Write out the listing below without alteration, omitting its pictures.

— begin —

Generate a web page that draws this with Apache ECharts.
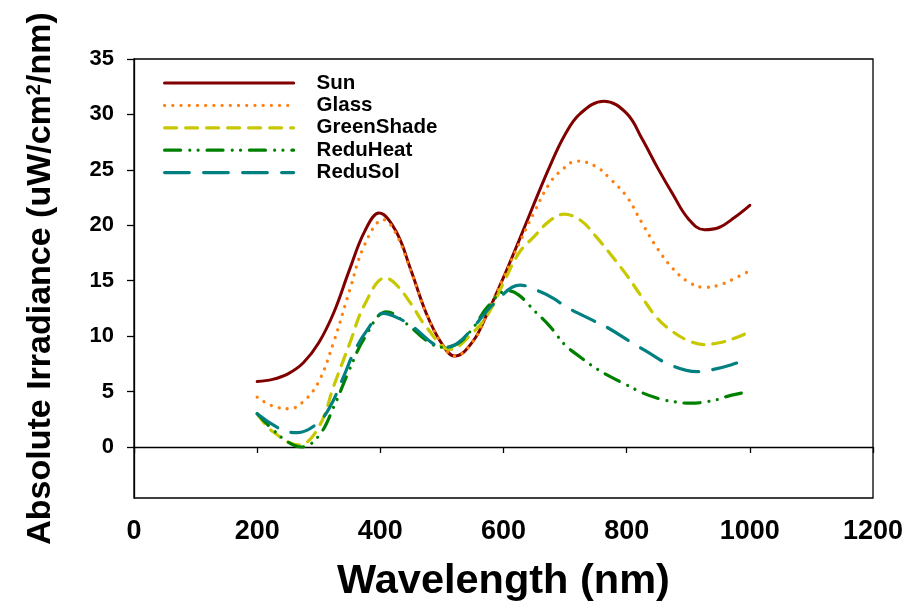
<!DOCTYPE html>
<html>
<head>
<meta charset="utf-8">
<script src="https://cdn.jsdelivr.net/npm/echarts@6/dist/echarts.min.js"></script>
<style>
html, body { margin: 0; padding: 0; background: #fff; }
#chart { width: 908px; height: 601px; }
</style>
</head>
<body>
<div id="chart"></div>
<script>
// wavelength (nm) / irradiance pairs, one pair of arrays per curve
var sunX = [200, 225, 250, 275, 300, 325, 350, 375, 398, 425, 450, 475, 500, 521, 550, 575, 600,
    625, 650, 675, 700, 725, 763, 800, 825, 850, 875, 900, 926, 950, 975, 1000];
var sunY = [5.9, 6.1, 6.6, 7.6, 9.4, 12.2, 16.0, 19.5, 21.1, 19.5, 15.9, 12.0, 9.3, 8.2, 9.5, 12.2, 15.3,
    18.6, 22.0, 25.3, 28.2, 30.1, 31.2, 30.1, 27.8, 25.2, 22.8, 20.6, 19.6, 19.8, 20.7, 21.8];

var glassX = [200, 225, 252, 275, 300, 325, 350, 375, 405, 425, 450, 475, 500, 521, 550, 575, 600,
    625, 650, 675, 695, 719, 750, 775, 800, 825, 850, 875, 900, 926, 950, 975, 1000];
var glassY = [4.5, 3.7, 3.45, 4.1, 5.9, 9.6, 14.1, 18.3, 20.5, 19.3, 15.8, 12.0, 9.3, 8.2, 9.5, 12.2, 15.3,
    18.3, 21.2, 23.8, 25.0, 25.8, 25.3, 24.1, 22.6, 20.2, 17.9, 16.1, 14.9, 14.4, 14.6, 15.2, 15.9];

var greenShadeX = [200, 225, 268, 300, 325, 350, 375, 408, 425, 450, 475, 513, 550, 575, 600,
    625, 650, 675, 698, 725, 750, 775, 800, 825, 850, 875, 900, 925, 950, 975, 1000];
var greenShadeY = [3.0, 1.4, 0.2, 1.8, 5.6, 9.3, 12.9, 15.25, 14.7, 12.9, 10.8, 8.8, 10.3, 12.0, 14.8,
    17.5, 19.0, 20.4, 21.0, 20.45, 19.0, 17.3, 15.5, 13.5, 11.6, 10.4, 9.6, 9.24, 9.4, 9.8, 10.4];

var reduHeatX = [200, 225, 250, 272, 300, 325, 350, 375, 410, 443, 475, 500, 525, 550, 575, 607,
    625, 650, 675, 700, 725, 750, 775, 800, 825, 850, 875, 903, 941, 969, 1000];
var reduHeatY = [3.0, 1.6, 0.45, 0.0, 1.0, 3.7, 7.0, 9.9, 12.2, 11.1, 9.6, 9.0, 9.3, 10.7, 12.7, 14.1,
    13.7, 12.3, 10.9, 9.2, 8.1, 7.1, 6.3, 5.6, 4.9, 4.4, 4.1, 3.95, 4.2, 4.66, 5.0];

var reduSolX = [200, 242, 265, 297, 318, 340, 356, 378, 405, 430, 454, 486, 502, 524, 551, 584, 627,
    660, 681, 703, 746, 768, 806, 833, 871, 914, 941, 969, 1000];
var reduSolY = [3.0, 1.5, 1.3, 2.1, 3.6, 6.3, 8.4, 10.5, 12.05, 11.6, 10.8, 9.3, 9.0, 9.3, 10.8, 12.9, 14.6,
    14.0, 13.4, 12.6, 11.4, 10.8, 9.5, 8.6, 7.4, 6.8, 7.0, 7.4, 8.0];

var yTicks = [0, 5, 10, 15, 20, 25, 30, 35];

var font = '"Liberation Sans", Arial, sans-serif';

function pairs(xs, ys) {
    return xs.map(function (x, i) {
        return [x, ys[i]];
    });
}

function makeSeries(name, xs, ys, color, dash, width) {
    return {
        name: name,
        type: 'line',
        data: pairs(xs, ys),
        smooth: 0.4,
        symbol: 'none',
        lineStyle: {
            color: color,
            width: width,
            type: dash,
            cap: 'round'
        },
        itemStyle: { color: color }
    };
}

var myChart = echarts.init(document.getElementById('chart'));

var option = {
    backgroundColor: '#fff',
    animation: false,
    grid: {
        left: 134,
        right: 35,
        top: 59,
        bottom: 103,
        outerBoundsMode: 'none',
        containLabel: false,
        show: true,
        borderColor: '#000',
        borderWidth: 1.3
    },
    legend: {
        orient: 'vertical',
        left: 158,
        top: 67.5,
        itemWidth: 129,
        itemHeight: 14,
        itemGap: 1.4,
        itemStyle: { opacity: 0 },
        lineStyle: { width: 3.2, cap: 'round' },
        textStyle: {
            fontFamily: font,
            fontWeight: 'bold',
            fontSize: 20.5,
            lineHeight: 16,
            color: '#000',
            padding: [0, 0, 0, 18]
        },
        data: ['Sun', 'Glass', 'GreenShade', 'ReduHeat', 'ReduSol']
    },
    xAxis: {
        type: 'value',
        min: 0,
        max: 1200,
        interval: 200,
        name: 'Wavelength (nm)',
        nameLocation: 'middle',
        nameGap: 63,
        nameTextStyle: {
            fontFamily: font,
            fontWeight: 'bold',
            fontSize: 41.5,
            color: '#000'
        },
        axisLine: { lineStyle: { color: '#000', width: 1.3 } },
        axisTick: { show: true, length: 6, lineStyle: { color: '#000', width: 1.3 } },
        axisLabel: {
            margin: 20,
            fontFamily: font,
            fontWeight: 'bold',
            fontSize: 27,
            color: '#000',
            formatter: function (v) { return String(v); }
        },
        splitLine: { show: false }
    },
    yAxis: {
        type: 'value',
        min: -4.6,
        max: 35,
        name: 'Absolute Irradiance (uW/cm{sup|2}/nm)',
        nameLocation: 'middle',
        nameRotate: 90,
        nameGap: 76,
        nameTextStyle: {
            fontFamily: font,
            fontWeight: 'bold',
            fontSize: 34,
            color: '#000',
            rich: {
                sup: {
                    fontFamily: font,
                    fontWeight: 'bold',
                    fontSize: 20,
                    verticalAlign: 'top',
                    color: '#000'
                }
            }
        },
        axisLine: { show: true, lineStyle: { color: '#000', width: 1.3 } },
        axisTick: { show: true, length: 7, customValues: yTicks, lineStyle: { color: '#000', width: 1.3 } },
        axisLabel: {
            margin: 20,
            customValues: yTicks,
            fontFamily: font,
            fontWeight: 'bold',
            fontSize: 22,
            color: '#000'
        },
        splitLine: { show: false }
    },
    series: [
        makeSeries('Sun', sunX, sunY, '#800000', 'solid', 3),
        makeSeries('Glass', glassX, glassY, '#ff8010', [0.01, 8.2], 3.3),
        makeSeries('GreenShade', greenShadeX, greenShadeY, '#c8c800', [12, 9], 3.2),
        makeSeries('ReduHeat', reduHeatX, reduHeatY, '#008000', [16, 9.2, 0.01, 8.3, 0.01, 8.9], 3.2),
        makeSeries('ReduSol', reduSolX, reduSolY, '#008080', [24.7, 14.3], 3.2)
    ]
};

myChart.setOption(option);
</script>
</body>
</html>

— end —

> Written reply:
Generate a web page that draws this with Apache ECharts.
<!DOCTYPE html>
<html>
<head>
<meta charset="utf-8">
<script src="https://cdn.jsdelivr.net/npm/echarts@6/dist/echarts.min.js"></script>
<style>
html, body { margin: 0; padding: 0; background: #fff; }
#chart { width: 908px; height: 601px; }
</style>
</head>
<body>
<div id="chart"></div>
<script>
// wavelength (nm) / irradiance pairs, one pair of arrays per curve
var sunX = [200, 225, 250, 275, 300, 325, 350, 375, 398, 425, 450, 475, 500, 521, 550, 575, 600,
    625, 650, 675, 700, 725, 763, 800, 825, 850, 875, 900, 926, 950, 975, 1000];
var sunY = [5.9, 6.1, 6.6, 7.6, 9.4, 12.2, 16.0, 19.5, 21.1, 19.5, 15.9, 12.0, 9.3, 8.2, 9.5, 12.2, 15.3,
    18.6, 22.0, 25.3, 28.2, 30.1, 31.2, 30.1, 27.8, 25.2, 22.8, 20.6, 19.6, 19.8, 20.7, 21.8];

var glassX = [200, 225, 252, 275, 300, 325, 350, 375, 405, 425, 450, 475, 500, 521, 550, 575, 600,
    625, 650, 675, 695, 719, 750, 775, 800, 825, 850, 875, 900, 926, 950, 975, 1000];
var glassY = [4.5, 3.7, 3.45, 4.1, 5.9, 9.6, 14.1, 18.3, 20.5, 19.3, 15.8, 12.0, 9.3, 8.2, 9.5, 12.2, 15.3,
    18.3, 21.2, 23.8, 25.0, 25.8, 25.3, 24.1, 22.6, 20.2, 17.9, 16.1, 14.9, 14.4, 14.6, 15.2, 15.9];

var greenShadeX = [200, 225, 268, 300, 325, 350, 375, 408, 425, 450, 475, 513, 550, 575, 600,
    625, 650, 675, 698, 725, 750, 775, 800, 825, 850, 875, 900, 925, 950, 975, 1000];
var greenShadeY = [3.0, 1.4, 0.2, 1.8, 5.6, 9.3, 12.9, 15.25, 14.7, 12.9, 10.8, 8.8, 10.3, 12.0, 14.8,
    17.5, 19.0, 20.4, 21.0, 20.45, 19.0, 17.3, 15.5, 13.5, 11.6, 10.4, 9.6, 9.24, 9.4, 9.8, 10.4];

var reduHeatX = [200, 225, 250, 272, 300, 325, 350, 375, 410, 443, 475, 500, 525, 550, 575, 607,
    625, 650, 675, 700, 725, 750, 775, 800, 825, 850, 875, 903, 941, 969, 1000];
var reduHeatY = [3.0, 1.6, 0.45, 0.0, 1.0, 3.7, 7.0, 9.9, 12.2, 11.1, 9.6, 9.0, 9.3, 10.7, 12.7, 14.1,
    13.7, 12.3, 10.9, 9.2, 8.1, 7.1, 6.3, 5.6, 4.9, 4.4, 4.1, 3.95, 4.2, 4.66, 5.0];

var reduSolX = [200, 242, 265, 297, 318, 340, 356, 378, 405, 430, 454, 486, 502, 524, 551, 584, 627,
    660, 681, 703, 746, 768, 806, 833, 871, 914, 941, 969, 1000];
var reduSolY = [3.0, 1.5, 1.3, 2.1, 3.6, 6.3, 8.4, 10.5, 12.05, 11.6, 10.8, 9.3, 9.0, 9.3, 10.8, 12.9, 14.6,
    14.0, 13.4, 12.6, 11.4, 10.8, 9.5, 8.6, 7.4, 6.8, 7.0, 7.4, 8.0];

var yTicks = [0, 5, 10, 15, 20, 25, 30, 35];

var font = '"Liberation Sans", Arial, sans-serif';

function pairs(xs, ys) {
    return xs.map(function (x, i) {
        return [x, ys[i]];
    });
}

function makeSeries(name, xs, ys, color, dash, width) {
    return {
        name: name,
        type: 'line',
        data: pairs(xs, ys),
        smooth: 0.4,
        symbol: 'none',
        lineStyle: {
            color: color,
            width: width,
            type: dash,
            cap: 'round'
        },
        itemStyle: { color: color }
    };
}

var myChart = echarts.init(document.getElementById('chart'));

var option = {
    backgroundColor: '#fff',
    animation: false,
    grid: {
        left: 134,
        right: 35,
        top: 59,
        bottom: 103,
        outerBoundsMode: 'none',
        containLabel: false,
        show: true,
        borderColor: '#000',
        borderWidth: 1.3
    },
    legend: {
        orient: 'vertical',
        left: 158,
        top: 67.5,
        itemWidth: 129,
        itemHeight: 14,
        itemGap: 1.4,
        itemStyle: { opacity: 0 },
        lineStyle: { width: 3.2, cap: 'round' },
        textStyle: {
            fontFamily: font,
            fontWeight: 'bold',
            fontSize: 20.5,
            lineHeight: 16,
            color: '#000',
            padding: [0, 0, 0, 18]
        },
        data: ['Sun', 'Glass', 'GreenShade', 'ReduHeat', 'ReduSol']
    },
    xAxis: {
        type: 'value',
        min: 0,
        max: 1200,
        interval: 200,
        name: 'Wavelength (nm)',
        nameLocation: 'middle',
        nameGap: 63,
        nameTextStyle: {
            fontFamily: font,
            fontWeight: 'bold',
            fontSize: 41.5,
            color: '#000'
        },
        axisLine: { lineStyle: { color: '#000', width: 1.3 } },
        axisTick: { show: true, length: 6, lineStyle: { color: '#000', width: 1.3 } },
        axisLabel: {
            margin: 20,
            fontFamily: font,
            fontWeight: 'bold',
            fontSize: 27,
            color: '#000',
            formatter: function (v) { return String(v); }
        },
        splitLine: { show: false }
    },
    yAxis: {
        type: 'value',
        min: -4.6,
        max: 35,
        name: 'Absolute Irradiance (uW/cm{sup|2}/nm)',
        nameLocation: 'middle',
        nameRotate: 90,
        nameGap: 76,
        nameTextStyle: {
            fontFamily: font,
            fontWeight: 'bold',
            fontSize: 34,
            color: '#000',
            rich: {
                sup: {
                    fontFamily: font,
                    fontWeight: 'bold',
                    fontSize: 20,
                    verticalAlign: 'top',
                    color: '#000'
                }
            }
        },
        axisLine: { show: true, lineStyle: { color: '#000', width: 1.3 } },
        axisTick: { show: true, length: 7, customValues: yTicks, lineStyle: { color: '#000', width: 1.3 } },
        axisLabel: {
            margin: 20,
            customValues: yTicks,
            fontFamily: font,
            fontWeight: 'bold',
            fontSize: 22,
            color: '#000'
        },
        splitLine: { show: false }
    },
    series: [
        makeSeries('Sun', sunX, sunY, '#800000', 'solid', 3),
        makeSeries('Glass', glassX, glassY, '#ff8010', [0.01, 8.2], 3.3),
        makeSeries('GreenShade', greenShadeX, greenShadeY, '#c8c800', [12, 9], 3.2),
        makeSeries('ReduHeat', reduHeatX, reduHeatY, '#008000', [16, 9.2, 0.01, 8.3, 0.01, 8.9], 3.2),
        makeSeries('ReduSol', reduSolX, reduSolY, '#008080', [24.7, 14.3], 3.2)
    ]
};

myChart.setOption(option);
</script>
</body>
</html>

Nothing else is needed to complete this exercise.